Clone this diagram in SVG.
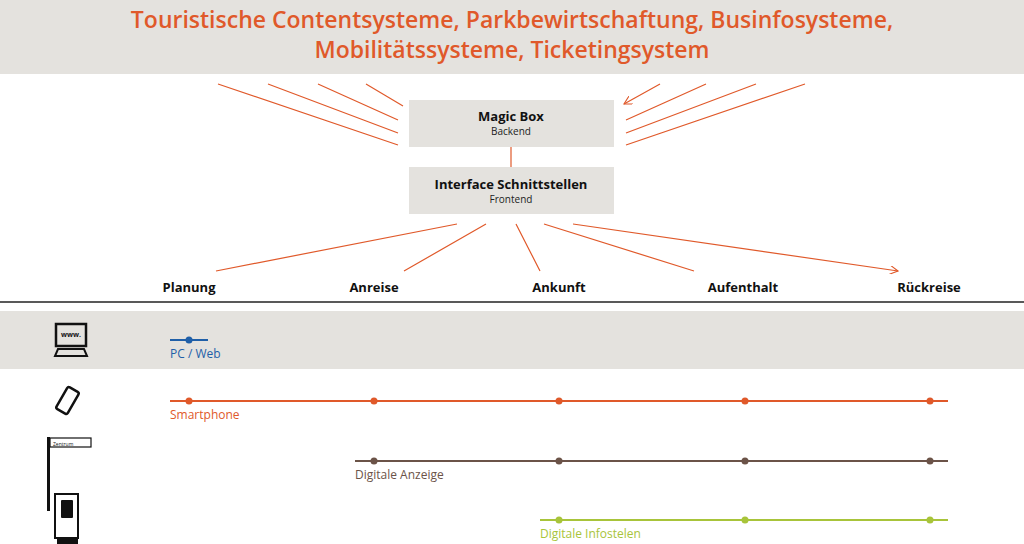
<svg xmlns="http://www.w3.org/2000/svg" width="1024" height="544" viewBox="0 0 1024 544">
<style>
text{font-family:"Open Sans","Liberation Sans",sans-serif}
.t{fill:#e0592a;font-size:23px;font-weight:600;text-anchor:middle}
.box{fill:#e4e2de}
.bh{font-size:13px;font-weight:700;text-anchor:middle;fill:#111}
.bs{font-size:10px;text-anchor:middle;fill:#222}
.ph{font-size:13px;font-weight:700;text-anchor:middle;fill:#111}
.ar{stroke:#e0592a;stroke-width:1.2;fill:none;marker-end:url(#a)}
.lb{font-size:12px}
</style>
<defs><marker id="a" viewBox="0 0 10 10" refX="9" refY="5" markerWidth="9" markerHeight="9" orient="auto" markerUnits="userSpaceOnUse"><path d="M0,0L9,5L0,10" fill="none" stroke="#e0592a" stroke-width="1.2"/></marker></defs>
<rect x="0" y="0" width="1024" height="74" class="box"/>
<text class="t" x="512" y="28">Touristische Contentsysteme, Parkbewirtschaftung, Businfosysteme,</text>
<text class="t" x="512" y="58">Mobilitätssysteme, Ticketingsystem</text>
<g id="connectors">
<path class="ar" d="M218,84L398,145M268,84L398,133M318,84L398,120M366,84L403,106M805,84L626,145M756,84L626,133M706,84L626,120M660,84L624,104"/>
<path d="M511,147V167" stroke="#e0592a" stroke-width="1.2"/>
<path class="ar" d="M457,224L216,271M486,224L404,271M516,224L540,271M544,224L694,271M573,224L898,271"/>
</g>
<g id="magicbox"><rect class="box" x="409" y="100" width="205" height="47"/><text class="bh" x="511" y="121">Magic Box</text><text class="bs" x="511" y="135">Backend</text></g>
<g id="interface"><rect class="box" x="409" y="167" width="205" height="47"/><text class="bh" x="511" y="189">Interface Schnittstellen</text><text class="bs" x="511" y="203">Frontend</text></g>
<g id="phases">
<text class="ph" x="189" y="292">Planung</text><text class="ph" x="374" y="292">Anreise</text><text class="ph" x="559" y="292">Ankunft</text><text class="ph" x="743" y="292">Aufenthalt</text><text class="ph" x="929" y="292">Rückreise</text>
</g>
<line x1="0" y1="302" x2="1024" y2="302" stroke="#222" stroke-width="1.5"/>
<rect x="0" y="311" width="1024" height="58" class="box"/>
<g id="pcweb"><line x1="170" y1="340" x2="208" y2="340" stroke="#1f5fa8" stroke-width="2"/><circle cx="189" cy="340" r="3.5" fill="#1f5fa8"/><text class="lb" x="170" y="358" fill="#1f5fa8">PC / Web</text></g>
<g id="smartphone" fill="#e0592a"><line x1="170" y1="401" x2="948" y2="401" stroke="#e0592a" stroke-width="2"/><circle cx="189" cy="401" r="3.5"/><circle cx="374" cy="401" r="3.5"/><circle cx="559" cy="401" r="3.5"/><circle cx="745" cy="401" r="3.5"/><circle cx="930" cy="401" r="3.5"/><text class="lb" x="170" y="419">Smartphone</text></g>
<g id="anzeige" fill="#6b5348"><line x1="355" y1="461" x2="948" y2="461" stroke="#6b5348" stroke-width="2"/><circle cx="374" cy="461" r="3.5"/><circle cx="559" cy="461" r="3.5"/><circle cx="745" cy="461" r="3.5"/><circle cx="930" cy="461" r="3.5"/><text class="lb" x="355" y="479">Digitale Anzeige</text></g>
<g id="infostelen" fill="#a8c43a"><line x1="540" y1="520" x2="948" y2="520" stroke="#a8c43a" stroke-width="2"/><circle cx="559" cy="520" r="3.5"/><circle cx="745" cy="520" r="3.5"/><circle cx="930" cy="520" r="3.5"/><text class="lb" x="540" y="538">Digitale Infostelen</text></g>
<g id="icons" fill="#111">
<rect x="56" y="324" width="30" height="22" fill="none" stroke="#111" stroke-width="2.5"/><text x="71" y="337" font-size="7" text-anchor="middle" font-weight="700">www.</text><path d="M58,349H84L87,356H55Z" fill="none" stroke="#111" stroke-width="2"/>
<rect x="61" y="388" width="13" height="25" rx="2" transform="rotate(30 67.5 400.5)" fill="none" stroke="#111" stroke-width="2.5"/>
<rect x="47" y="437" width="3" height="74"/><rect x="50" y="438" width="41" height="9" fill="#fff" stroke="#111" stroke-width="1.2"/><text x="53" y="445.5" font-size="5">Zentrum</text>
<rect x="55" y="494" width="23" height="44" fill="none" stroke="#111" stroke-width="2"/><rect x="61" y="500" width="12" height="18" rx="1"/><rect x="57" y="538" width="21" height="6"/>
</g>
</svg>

_ _ _

Word for word, quote the full listing, omitting every picture.

== THE SOLUTION ==
Clone this diagram in SVG.
<svg xmlns="http://www.w3.org/2000/svg" width="1024" height="544" viewBox="0 0 1024 544">
<style>
text{font-family:"Open Sans","Liberation Sans",sans-serif}
.t{fill:#e0592a;font-size:23px;font-weight:600;text-anchor:middle}
.box{fill:#e4e2de}
.bh{font-size:13px;font-weight:700;text-anchor:middle;fill:#111}
.bs{font-size:10px;text-anchor:middle;fill:#222}
.ph{font-size:13px;font-weight:700;text-anchor:middle;fill:#111}
.ar{stroke:#e0592a;stroke-width:1.2;fill:none;marker-end:url(#a)}
.lb{font-size:12px}
</style>
<defs><marker id="a" viewBox="0 0 10 10" refX="9" refY="5" markerWidth="9" markerHeight="9" orient="auto" markerUnits="userSpaceOnUse"><path d="M0,0L9,5L0,10" fill="none" stroke="#e0592a" stroke-width="1.2"/></marker></defs>
<rect x="0" y="0" width="1024" height="74" class="box"/>
<text class="t" x="512" y="28">Touristische Contentsysteme, Parkbewirtschaftung, Businfosysteme,</text>
<text class="t" x="512" y="58">Mobilitätssysteme, Ticketingsystem</text>
<g id="connectors">
<path class="ar" d="M218,84L398,145M268,84L398,133M318,84L398,120M366,84L403,106M805,84L626,145M756,84L626,133M706,84L626,120M660,84L624,104"/>
<path d="M511,147V167" stroke="#e0592a" stroke-width="1.2"/>
<path class="ar" d="M457,224L216,271M486,224L404,271M516,224L540,271M544,224L694,271M573,224L898,271"/>
</g>
<g id="magicbox"><rect class="box" x="409" y="100" width="205" height="47"/><text class="bh" x="511" y="121">Magic Box</text><text class="bs" x="511" y="135">Backend</text></g>
<g id="interface"><rect class="box" x="409" y="167" width="205" height="47"/><text class="bh" x="511" y="189">Interface Schnittstellen</text><text class="bs" x="511" y="203">Frontend</text></g>
<g id="phases">
<text class="ph" x="189" y="292">Planung</text><text class="ph" x="374" y="292">Anreise</text><text class="ph" x="559" y="292">Ankunft</text><text class="ph" x="743" y="292">Aufenthalt</text><text class="ph" x="929" y="292">Rückreise</text>
</g>
<line x1="0" y1="302" x2="1024" y2="302" stroke="#222" stroke-width="1.5"/>
<rect x="0" y="311" width="1024" height="58" class="box"/>
<g id="pcweb"><line x1="170" y1="340" x2="208" y2="340" stroke="#1f5fa8" stroke-width="2"/><circle cx="189" cy="340" r="3.5" fill="#1f5fa8"/><text class="lb" x="170" y="358" fill="#1f5fa8">PC / Web</text></g>
<g id="smartphone" fill="#e0592a"><line x1="170" y1="401" x2="948" y2="401" stroke="#e0592a" stroke-width="2"/><circle cx="189" cy="401" r="3.5"/><circle cx="374" cy="401" r="3.5"/><circle cx="559" cy="401" r="3.5"/><circle cx="745" cy="401" r="3.5"/><circle cx="930" cy="401" r="3.5"/><text class="lb" x="170" y="419">Smartphone</text></g>
<g id="anzeige" fill="#6b5348"><line x1="355" y1="461" x2="948" y2="461" stroke="#6b5348" stroke-width="2"/><circle cx="374" cy="461" r="3.5"/><circle cx="559" cy="461" r="3.5"/><circle cx="745" cy="461" r="3.5"/><circle cx="930" cy="461" r="3.5"/><text class="lb" x="355" y="479">Digitale Anzeige</text></g>
<g id="infostelen" fill="#a8c43a"><line x1="540" y1="520" x2="948" y2="520" stroke="#a8c43a" stroke-width="2"/><circle cx="559" cy="520" r="3.5"/><circle cx="745" cy="520" r="3.5"/><circle cx="930" cy="520" r="3.5"/><text class="lb" x="540" y="538">Digitale Infostelen</text></g>
<g id="icons" fill="#111">
<rect x="56" y="324" width="30" height="22" fill="none" stroke="#111" stroke-width="2.5"/><text x="71" y="337" font-size="7" text-anchor="middle" font-weight="700">www.</text><path d="M58,349H84L87,356H55Z" fill="none" stroke="#111" stroke-width="2"/>
<rect x="61" y="388" width="13" height="25" rx="2" transform="rotate(30 67.5 400.5)" fill="none" stroke="#111" stroke-width="2.5"/>
<rect x="47" y="437" width="3" height="74"/><rect x="50" y="438" width="41" height="9" fill="#fff" stroke="#111" stroke-width="1.2"/><text x="53" y="445.5" font-size="5">Zentrum</text>
<rect x="55" y="494" width="23" height="44" fill="none" stroke="#111" stroke-width="2"/><rect x="61" y="500" width="12" height="18" rx="1"/><rect x="57" y="538" width="21" height="6"/>
</g>
</svg>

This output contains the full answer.